That glint in your eye could be a message

December 10, 2013 | 14:37
That glint in your eye could be a message
That glint in your eye could be a message

Researchers at the University of Washington (USA) and Aalto University (Finland) have built a computerised contact lens and demonstrated its safety by testing it on live eyes. The current lens has just one pixel, but the researchers regard it as a proof of concept device for making lenses with multiple pixels which potentially could be used to project short emails and text messages right into the eye.

 

The contact lens contains an antenna for harvesting energy transmitted by an external source and an IC that stores the energy and powers a transparent sapphire chip with a single blue LED.

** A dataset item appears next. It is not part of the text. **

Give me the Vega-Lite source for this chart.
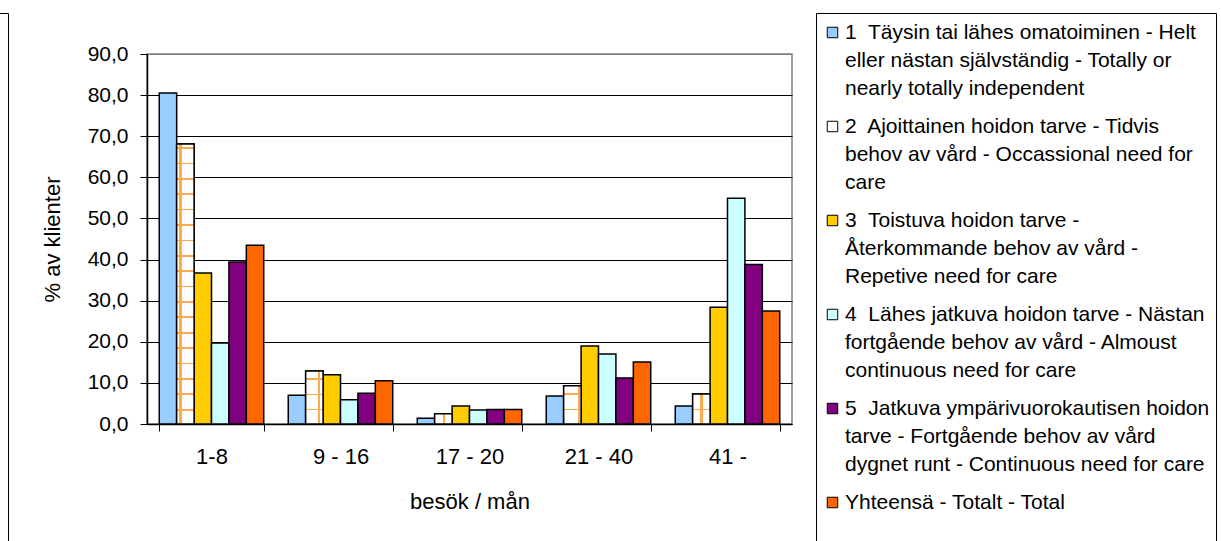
{
  "$schema": "https://vega.github.io/schema/vega-lite/v6.json",
  "width": 645,
  "height": 370,
  "autosize": "none",
  "padding": {"left": 147, "top": 54, "right": 429, "bottom": 117},
  "background": "white",
  "config": {
    "font": "Liberation Sans",
    "view": {"stroke": "#808080", "strokeWidth": 1.5},
    "style": {"guide-label": {"lineHeight": 28}}
  },
  "data": {
    "values": [
      {"group": "1-8", "serie": "1", "value": 80.5},
      {"group": "1-8", "serie": "2", "value": 68.1},
      {"group": "1-8", "serie": "3", "value": 36.7},
      {"group": "1-8", "serie": "4", "value": 19.7},
      {"group": "1-8", "serie": "5", "value": 39.4},
      {"group": "1-8", "serie": "T", "value": 43.5},
      {"group": "9 - 16", "serie": "1", "value": 7.0},
      {"group": "9 - 16", "serie": "2", "value": 12.9},
      {"group": "9 - 16", "serie": "3", "value": 12.0},
      {"group": "9 - 16", "serie": "4", "value": 5.9},
      {"group": "9 - 16", "serie": "5", "value": 7.5},
      {"group": "9 - 16", "serie": "T", "value": 10.5},
      {"group": "17 - 20", "serie": "1", "value": 1.4},
      {"group": "17 - 20", "serie": "2", "value": 2.5},
      {"group": "17 - 20", "serie": "3", "value": 4.4},
      {"group": "17 - 20", "serie": "4", "value": 3.4},
      {"group": "17 - 20", "serie": "5", "value": 3.5},
      {"group": "17 - 20", "serie": "T", "value": 3.5},
      {"group": "21 - 40", "serie": "1", "value": 6.8},
      {"group": "21 - 40", "serie": "2", "value": 9.3},
      {"group": "21 - 40", "serie": "3", "value": 19.0},
      {"group": "21 - 40", "serie": "4", "value": 17.0},
      {"group": "21 - 40", "serie": "5", "value": 11.2},
      {"group": "21 - 40", "serie": "T", "value": 15.1},
      {"group": "41 -", "serie": "1", "value": 4.4},
      {"group": "41 -", "serie": "2", "value": 7.3},
      {"group": "41 -", "serie": "3", "value": 28.4},
      {"group": "41 -", "serie": "4", "value": 54.9},
      {"group": "41 -", "serie": "5", "value": 38.8},
      {"group": "41 -", "serie": "T", "value": 27.5}
    ]
  },
  "encoding": {
    "x": {
      "field": "group",
      "type": "nominal",
      "sort": ["1-8", "9 - 16", "17 - 20", "21 - 40", "41 -"],
      "scale": {"paddingInner": 0.19, "paddingOuter": 0.095},
      "axis": {
        "title": "besök / mån",
        "labelAngle": 0,
        "labelFontSize": 22,
        "labelColor": "black",
        "labelPadding": 15,
        "tickBand": "extent",
        "tickSize": 7,
        "tickColor": "black",
        "domainColor": "black",
        "domainWidth": 1.5,
        "titleFontSize": 22,
        "titleFontWeight": "normal",
        "titleColor": "black",
        "titlePadding": 24
      }
    },
    "xOffset": {
      "field": "serie",
      "type": "nominal",
      "scale": {"domain": ["1", "2", "3", "4", "5", "T"], "paddingInner": 0}
    },
    "y": {
      "field": "value",
      "type": "quantitative",
      "scale": {"domain": [0, 90], "nice": false},
      "axis": {
        "title": "% av klienter",
        "values": [0, 10, 20, 30, 40, 50, 60, 70, 80, 90],
        "labelExpr": "replace(format(datum.value, '.1f'), '.', ',')",
        "labelFontSize": 21,
        "labelColor": "black",
        "labelPadding": 12,
        "tickSize": 7,
        "tickColor": "black",
        "domainColor": "black",
        "domainWidth": 1.5,
        "gridColor": {"condition": {"test": "datum.value === 90", "value": "#808080"}, "value": "black"},
        "gridWidth": 1,
        "titleFontSize": 22,
        "titleFontWeight": "normal",
        "titleColor": "black",
        "titleX": -95,
        "titleY": 185,
        "titleAlign": "center",
        "titleBaseline": "middle"
      }
    }
  },
  "layer": [
    {
      "mark": {"type": "bar", "stroke": "black", "strokeWidth": 1.5},
      "encoding": {
        "fill": {
          "field": "serie",
          "type": "nominal",
          "scale": {
            "domain": ["1", "2", "3", "4", "5", "T"],
            "range": ["#99CCFF", "#FFFFFF", "#FFCC00", "#CCFFFF", "#800080", "#FF6600"]
          },
          "legend": {
            "title": " ",
            "titleFontSize": 1,
            "titlePadding": 2,
            "orient": "none",
            "legendX": 669,
            "legendY": -41,
            "padding": 6,
            "strokeColor": "black",
            "symbolType": "square",
            "symbolSize": 110,
            "symbolStrokeColor": "black",
            "symbolStrokeWidth": 1,
            "labelFontSize": 21,
            "labelColor": "black",
            "labelLimit": 460,
            "labelOffset": 2,
            "labelBaseline": "middle",
            "rowPadding": 16,
            "labelExpr": "datum.label == '1' ? ['1\u00a0 Täysin tai lähes omatoiminen - Helt', 'eller nästan självständig - Totally or', 'nearly totally independent'] : datum.label == '2' ? ['2\u00a0 Ajoittainen hoidon tarve - Tidvis', 'behov av vård - Occassional need for', 'care'] : datum.label == '3' ? ['3\u00a0 Toistuva hoidon tarve -', 'Återkommande behov av vård -', 'Repetive need for care'] : datum.label == '4' ? ['4\u00a0 Lähes jatkuva hoidon tarve - Nästan', 'fortgående behov av vård - Almoust', 'continuous need for care'] : datum.label == '5' ? ['5\u00a0 Jatkuva ympärivuorokautisen hoidon', 'tarve - Fortgående behov av vård', 'dygnet runt - Continuous need for care'] : ['Yhteensä - Totalt - Total', ' ', pad('', 75, '\u00a0')]"
          }
        }
      }
    },
    {
      "transform": [{"filter": "datum.serie == '2'"}],
      "mark": {"type": "bar"},
      "encoding": {
        "strokeDash": {
          "field": "group",
          "type": "nominal",
          "legend": {
            "title": null,
            "orient": "none",
            "legendX": -160,
            "legendY": -41,
            "padding": 0,
            "strokeColor": "black",
            "symbolOpacity": 0,
            "symbolStrokeColor": "transparent",
            "labelFontSize": 21,
            "labelLimit": 1500,
            "labelOffset": 0,
            "labelBaseline": "top",
            "rowPadding": 0,
            "labelExpr": "[pad('', 215, '\u00a0'), ' ', ' ', ' ', ' ']"
          }
        },
        "fill": {
          "condition": [
            {"test": "datum.group == '1-8'", "value": {"gradient": "linear", "x1": 0, "x2": 1, "y1": 0, "y2": 0, "stops": [{"offset": 0, "color": "white"}, {"offset": 0.14, "color": "white"}, {"offset": 0.14, "color": "#FFA94D"}, {"offset": 0.28, "color": "#FFA94D"}, {"offset": 0.28, "color": "white"}, {"offset": 1, "color": "white"}]}},
            {"test": "datum.group == '9 - 16'", "value": {"gradient": "linear", "x1": 0, "x2": 1, "y1": 0, "y2": 0, "stops": [{"offset": 0, "color": "white"}, {"offset": 0.70, "color": "white"}, {"offset": 0.70, "color": "#FFA94D"}, {"offset": 0.84, "color": "#FFA94D"}, {"offset": 0.84, "color": "white"}, {"offset": 1, "color": "white"}]}},
            {"test": "datum.group == '17 - 20'", "value": {"gradient": "linear", "x1": 0, "x2": 1, "y1": 0, "y2": 0, "stops": [{"offset": 0, "color": "white"}, {"offset": 0.45, "color": "white"}, {"offset": 0.45, "color": "#FFA94D"}, {"offset": 0.59, "color": "#FFA94D"}, {"offset": 0.59, "color": "white"}, {"offset": 1, "color": "white"}]}},
            {"test": "datum.group == '21 - 40'", "value": {"gradient": "linear", "x1": 0, "x2": 1, "y1": 0, "y2": 0, "stops": [{"offset": 0, "color": "white"}, {"offset": 0.82, "color": "white"}, {"offset": 0.82, "color": "#FFA94D"}, {"offset": 0.95, "color": "#FFA94D"}, {"offset": 0.95, "color": "white"}, {"offset": 1, "color": "white"}]}},
            {"test": "datum.group == '41 -'", "value": {"gradient": "linear", "x1": 0, "x2": 1, "y1": 0, "y2": 0, "stops": [{"offset": 0, "color": "white"}, {"offset": 0.43, "color": "white"}, {"offset": 0.43, "color": "#FFA94D"}, {"offset": 0.57, "color": "#FFA94D"}, {"offset": 0.57, "color": "white"}, {"offset": 1, "color": "white"}]}}
          ],
          "value": "white"
        }
      }
    },
    {
      "transform": [{"filter": "datum.serie == '2'"}],
      "mark": {"type": "bar", "stroke": "black", "strokeWidth": 1.5},
      "encoding": {
        "fill": {
          "condition": [
            {"test": "datum.group == '1-8'", "value": {"gradient": "linear", "x1": 0, "x2": 0, "y1": 0, "y2": 1, "stops": [
              {"offset": 0.011, "color": "rgba(255,169,77,0)"}, {"offset": 0.011, "color": "#FFA94D"}, {"offset": 0.017, "color": "#FFA94D"}, {"offset": 0.017, "color": "rgba(255,169,77,0)"},
              {"offset": 0.066, "color": "rgba(255,169,77,0)"}, {"offset": 0.066, "color": "#FFA94D"}, {"offset": 0.072, "color": "#FFA94D"}, {"offset": 0.072, "color": "rgba(255,169,77,0)"},
              {"offset": 0.121, "color": "rgba(255,169,77,0)"}, {"offset": 0.121, "color": "#FFA94D"}, {"offset": 0.127, "color": "#FFA94D"}, {"offset": 0.127, "color": "rgba(255,169,77,0)"},
              {"offset": 0.176, "color": "rgba(255,169,77,0)"}, {"offset": 0.176, "color": "#FFA94D"}, {"offset": 0.182, "color": "#FFA94D"}, {"offset": 0.182, "color": "rgba(255,169,77,0)"},
              {"offset": 0.231, "color": "rgba(255,169,77,0)"}, {"offset": 0.231, "color": "#FFA94D"}, {"offset": 0.237, "color": "#FFA94D"}, {"offset": 0.237, "color": "rgba(255,169,77,0)"},
              {"offset": 0.286, "color": "rgba(255,169,77,0)"}, {"offset": 0.286, "color": "#FFA94D"}, {"offset": 0.292, "color": "#FFA94D"}, {"offset": 0.292, "color": "rgba(255,169,77,0)"},
              {"offset": 0.341, "color": "rgba(255,169,77,0)"}, {"offset": 0.341, "color": "#FFA94D"}, {"offset": 0.347, "color": "#FFA94D"}, {"offset": 0.347, "color": "rgba(255,169,77,0)"},
              {"offset": 0.396, "color": "rgba(255,169,77,0)"}, {"offset": 0.396, "color": "#FFA94D"}, {"offset": 0.402, "color": "#FFA94D"}, {"offset": 0.402, "color": "rgba(255,169,77,0)"},
              {"offset": 0.451, "color": "rgba(255,169,77,0)"}, {"offset": 0.451, "color": "#FFA94D"}, {"offset": 0.457, "color": "#FFA94D"}, {"offset": 0.457, "color": "rgba(255,169,77,0)"},
              {"offset": 0.506, "color": "rgba(255,169,77,0)"}, {"offset": 0.506, "color": "#FFA94D"}, {"offset": 0.512, "color": "#FFA94D"}, {"offset": 0.512, "color": "rgba(255,169,77,0)"},
              {"offset": 0.561, "color": "rgba(255,169,77,0)"}, {"offset": 0.561, "color": "#FFA94D"}, {"offset": 0.567, "color": "#FFA94D"}, {"offset": 0.567, "color": "rgba(255,169,77,0)"},
              {"offset": 0.616, "color": "rgba(255,169,77,0)"}, {"offset": 0.616, "color": "#FFA94D"}, {"offset": 0.622, "color": "#FFA94D"}, {"offset": 0.622, "color": "rgba(255,169,77,0)"},
              {"offset": 0.671, "color": "rgba(255,169,77,0)"}, {"offset": 0.671, "color": "#FFA94D"}, {"offset": 0.677, "color": "#FFA94D"}, {"offset": 0.677, "color": "rgba(255,169,77,0)"},
              {"offset": 0.726, "color": "rgba(255,169,77,0)"}, {"offset": 0.726, "color": "#FFA94D"}, {"offset": 0.732, "color": "#FFA94D"}, {"offset": 0.732, "color": "rgba(255,169,77,0)"},
              {"offset": 0.781, "color": "rgba(255,169,77,0)"}, {"offset": 0.781, "color": "#FFA94D"}, {"offset": 0.787, "color": "#FFA94D"}, {"offset": 0.787, "color": "rgba(255,169,77,0)"},
              {"offset": 0.836, "color": "rgba(255,169,77,0)"}, {"offset": 0.836, "color": "#FFA94D"}, {"offset": 0.842, "color": "#FFA94D"}, {"offset": 0.842, "color": "rgba(255,169,77,0)"},
              {"offset": 0.891, "color": "rgba(255,169,77,0)"}, {"offset": 0.891, "color": "#FFA94D"}, {"offset": 0.897, "color": "#FFA94D"}, {"offset": 0.897, "color": "rgba(255,169,77,0)"},
              {"offset": 0.946, "color": "rgba(255,169,77,0)"}, {"offset": 0.946, "color": "#FFA94D"}, {"offset": 0.952, "color": "#FFA94D"}, {"offset": 0.952, "color": "rgba(255,169,77,0)"}
            ]}},
            {"test": "datum.group == '9 - 16'", "value": {"gradient": "linear", "x1": 0, "x2": 0, "y1": 0, "y2": 1, "stops": [
              {"offset": 0.134, "color": "rgba(255,169,77,0)"}, {"offset": 0.134, "color": "#FFA94D"}, {"offset": 0.164, "color": "#FFA94D"}, {"offset": 0.164, "color": "rgba(255,169,77,0)"},
              {"offset": 0.425, "color": "rgba(255,169,77,0)"}, {"offset": 0.425, "color": "#FFA94D"}, {"offset": 0.455, "color": "#FFA94D"}, {"offset": 0.455, "color": "rgba(255,169,77,0)"},
              {"offset": 0.715, "color": "rgba(255,169,77,0)"}, {"offset": 0.715, "color": "#FFA94D"}, {"offset": 0.745, "color": "#FFA94D"}, {"offset": 0.745, "color": "rgba(255,169,77,0)"}
            ]}},
            {"test": "datum.group == '21 - 40'", "value": {"gradient": "linear", "x1": 0, "x2": 0, "y1": 0, "y2": 1, "stops": [
              {"offset": 0.20, "color": "rgba(255,169,77,0)"}, {"offset": 0.20, "color": "#FFA94D"}, {"offset": 0.24, "color": "#FFA94D"}, {"offset": 0.24, "color": "rgba(255,169,77,0)"},
              {"offset": 0.60, "color": "rgba(255,169,77,0)"}, {"offset": 0.60, "color": "#FFA94D"}, {"offset": 0.64, "color": "#FFA94D"}, {"offset": 0.64, "color": "rgba(255,169,77,0)"}
            ]}},
            {"test": "datum.group == '41 -'", "value": {"gradient": "linear", "x1": 0, "x2": 0, "y1": 0, "y2": 1, "stops": [
              {"offset": 0.50, "color": "rgba(255,169,77,0)"}, {"offset": 0.50, "color": "#FFA94D"}, {"offset": 0.55, "color": "#FFA94D"}, {"offset": 0.55, "color": "rgba(255,169,77,0)"}
            ]}}
          ],
          "value": "rgba(255,169,77,0)"
        }
      }
    }
  ]
}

In a more elaborate version, it could overlay computer-generated visual information onto real-world imagery and be used in gaming devices and navigation systems. It could also be linked to biosensors in the user's body to provide current information on glucose or lactate levels.

 

One major problem confronting the researchers is that the human eye has a minimum focal distance of several centimetres and cannot resolve objects on a contact lens, so the image would appear blurry. They solved this problem by integrating Fresnel lenses into the device. These nearly planar lenses focus the projected image onto the retina.

 

After the contact lens was tested on its own, it was fitted to the eye of a rabbit, in compliance with strict guidelines for using animals as experimental subjects, to evaluate the effect of the contact lens on the cornea and the body in general. In addition to visualisation techniques, the rabbit’s eye was stained with a fluorescent dye to check for abrasion or thermal burning.

 

According to the head of the research team, the wireless power transmission range needs to be increased by improving the design of the antenna and matching network and optimising the transmission frequency, but their next goal is to incorporate predefined text in the contact lens.